Simple, but profound, message. If someone asks, "Ok, that sounds great! What should I do in order to come to know and believe in Jesus Christ?" you show them. You love them. You invite them to prayers, to soup kitchens, to charitable events, to Knights of Columbus meetings. I know everyone says to invite them to Mass, but I disagree - the fact that they cannot receive communion hurts feelings and bruises pride. Instead, take them to Adoration. Take them to pray the rosary. Take them to Bible study. Invite them to help you minister to others. Give them a copy of the Catechism and a Catholic version of the Bible. Then pray for them for the rest of your life.
Can we do this to everyone we meet? No, although we should want to. We should try when we can. But we know people. My atheist friend who takes every opportunity he can to ridicule Christians on Facebook - he won't take any of these invites; I don't have to bother asking. "Cast not your pearls before swine." However, he'll be in my prayers. I heard a priest today say, "It's our job to invite, not to convert. That's GOD's battle to fight - we're just asked to invite, to offer, to pray."
It's only when someone is on fire for the faith that they can be transformed by that Holy fire. I don't think most of us convert or enter full communion because we're in love with rules. But we love and understand and protect those "rules" once we learn the 'why' behind them, which is only when we're willing to be transformed by them. So, the pope follows the same path the Jesuit missionaries always followed: love and serve God and neighbor; when people ask for a reason why you do this, tell them it's because you love Jesus. If they ask you who Jesus is, then you let them know. If they fall in love with Him, then they start to look into changing their lifestyle.

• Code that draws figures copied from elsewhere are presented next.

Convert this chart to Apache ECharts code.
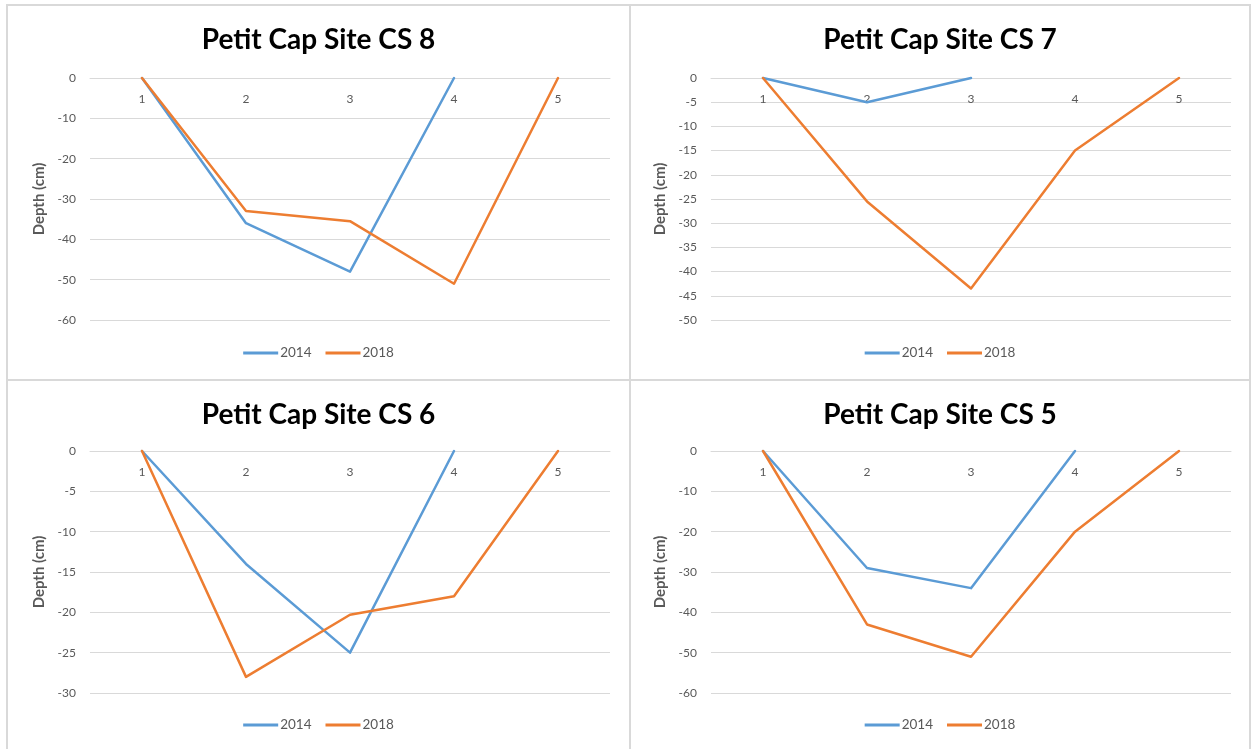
<!DOCTYPE html>
<html>
<head>
<meta charset="utf-8">
<script src="https://cdn.jsdelivr.net/npm/echarts@6/dist/echarts.min.js"></script>
<style>
body{
  margin: 0;
  background: #fff;
}
.out{
  position: relative;
  width: 1251px;
  height: 749px;
  overflow: hidden;
}
.panel{
  position: absolute;
  box-sizing: border-box;
  border: 2px solid #d9d9d9;
}
.chart{
  width: 100%;
  height: 100%;
}
</style>
</head>
<body>
<div class="out">
  <div class="panel" style="left: 6px;top: 4px;width: 625px;height: 377px">
    <div id="cs8_chart" class="chart"></div>
  </div>
  <div class="panel" style="left: 629px;top: 4px;width: 622px;height: 377px">
    <div id="cs7_chart" class="chart"></div>
  </div>
  <div class="panel" style="left: 6px;top: 379px;width: 625px;height: 374px">
    <div id="cs6_chart" class="chart"></div>
  </div>
  <div class="panel" style="left: 629px;top: 379px;width: 622px;height: 374px">
    <div id="cs5_chart" class="chart"></div>
  </div>
</div>
<script>
const categories = ['1', '2', '3', '4', '5']
const years = ['2014', '2018']

// depth values (cm), null = no point
const cs8_2014 = [0, -36, -48, 0, null]
const cs8_2018 = [0, -33, -35.5, -51, 0]
const cs7_2014 = [0, -5, 0, null, null]
const cs7_2018 = [0, -25.5, -43.5, -15, 0]
const cs6_2014 = [0, -14, -25, 0, null]
const cs6_2018 = [0, -28, -20.3, -18, 0]
const cs5_2014 = [0, -29, -34, 0, null]
const cs5_2018 = [0, -43, -51, -20, 0]

const font = 'Lato'
const gray = '#595959'

function makeOption(title, d2014, d2018, min, interval, gridLeft, gridTop) {
  const line = (name, data, color) => ({
    name: name,
    type: 'line',
    data: data,
    symbol: 'none',
    clip: false,
    lineStyle: {color: color, width: 2.5, cap: 'round', join: 'round'},
    itemStyle: {color: color}
  })
  return {
    animation: false,
    title: {
      text: title,
      left: 'center',
      top: 15,
      textStyle: {fontFamily: font, fontSize: 28, fontWeight: 'bold', color: '#000'}
    },
    legend: {
      data: years,
      bottom: 14,
      left: 'center',
      icon: 'rect',
      itemWidth: 35,
      itemHeight: 3,
      itemGap: 14,
      textStyle: {fontFamily: font, fontSize: 13.5, color: gray, padding: [0, 0, 0, -3]}
    },
    grid: {
      left: gridLeft,
      top: gridTop,
      width: 520,
      height: 242
    },
    // category labels sit just under the zero line at the top
    xAxis: {
      type: 'category',
      data: categories,
      position: 'top',
      axisLine: {lineStyle: {color: '#d9d9d9', width: 1}},
      axisTick: {show: false},
      axisLabel: {inside: true, fontFamily: font, fontSize: 12, color: gray, margin: 15}
    },
    yAxis: {
      type: 'value',
      min: min,
      max: 0,
      interval: interval,
      name: 'Depth (cm)',
      nameLocation: 'middle',
      nameGap: 36,
      nameTextStyle: {fontFamily: font, fontSize: 15, fontWeight: 'bold', color: gray},
      axisLine: {show: false},
      axisTick: {show: false},
      axisLabel: {fontFamily: font, fontSize: 12, color: gray, margin: 14},
      splitLine: {lineStyle: {color: '#d9d9d9', width: 1}}
    },
    series: [
      line(years[0], d2014, '#5b9bd5'),
      line(years[1], d2018, '#ed7d31')
    ]
  }
}

echarts.init(document.querySelector('#cs8_chart')).setOption(makeOption('Petit Cap Site CS 8', cs8_2014, cs8_2018, -60, 10, 82, 72))
echarts.init(document.querySelector('#cs7_chart')).setOption(makeOption('Petit Cap Site CS 7', cs7_2014, cs7_2018, -50, 5, 80, 72))
echarts.init(document.querySelector('#cs6_chart')).setOption(makeOption('Petit Cap Site CS 6', cs6_2014, cs6_2018, -30, 5, 82, 70))
echarts.init(document.querySelector('#cs5_chart')).setOption(makeOption('Petit Cap Site CS 5', cs5_2014, cs5_2018, -60, 10, 80, 70))
</script>
</body>
</html>
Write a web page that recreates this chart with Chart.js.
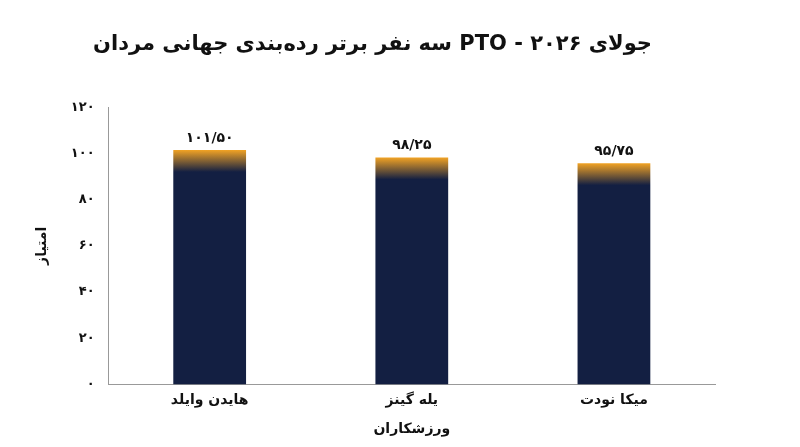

When I entered full communion, I rejected the Church's teachings on sexual issues. I didn't see the Church as having the power to tell me what I should be doing with my body. But then I eventually thought, "Well, this is the same line women use when they justify abortion - so, do THEY have that right of self-determination if you think YOU have that right?" And that was the chink in the armour that opened my mind enough to be at least curious about why the Church teaches what it does about sexuality and marriage. And now I fully embrace that teaching and see its wisdom. But I know where I was and how my mind was, and I remember being madly in love with the most beautiful woman in the world and if you told me then that I had to cut off all sexual relations with her in order to be a Catholic, I probably would still be an Episcopalian today. Because when you bring the Gospel to someone, you have to meet them where they are, not where you'd like them to be. So many Catholics online will be finger-wagging and nagging to all the converts and non-Catholics, pushing everyone away because they expect everyone to be at the same point in their faith journey. I, too, used to be like that. But perhaps the Lord is helping me 'mellow out', which - as the pope said - doesn't mean I send out a watered-down, modernist message, but still one that loses "none of its depth and truth".
KISS. Keep It Simple, Stupid! It does wonders.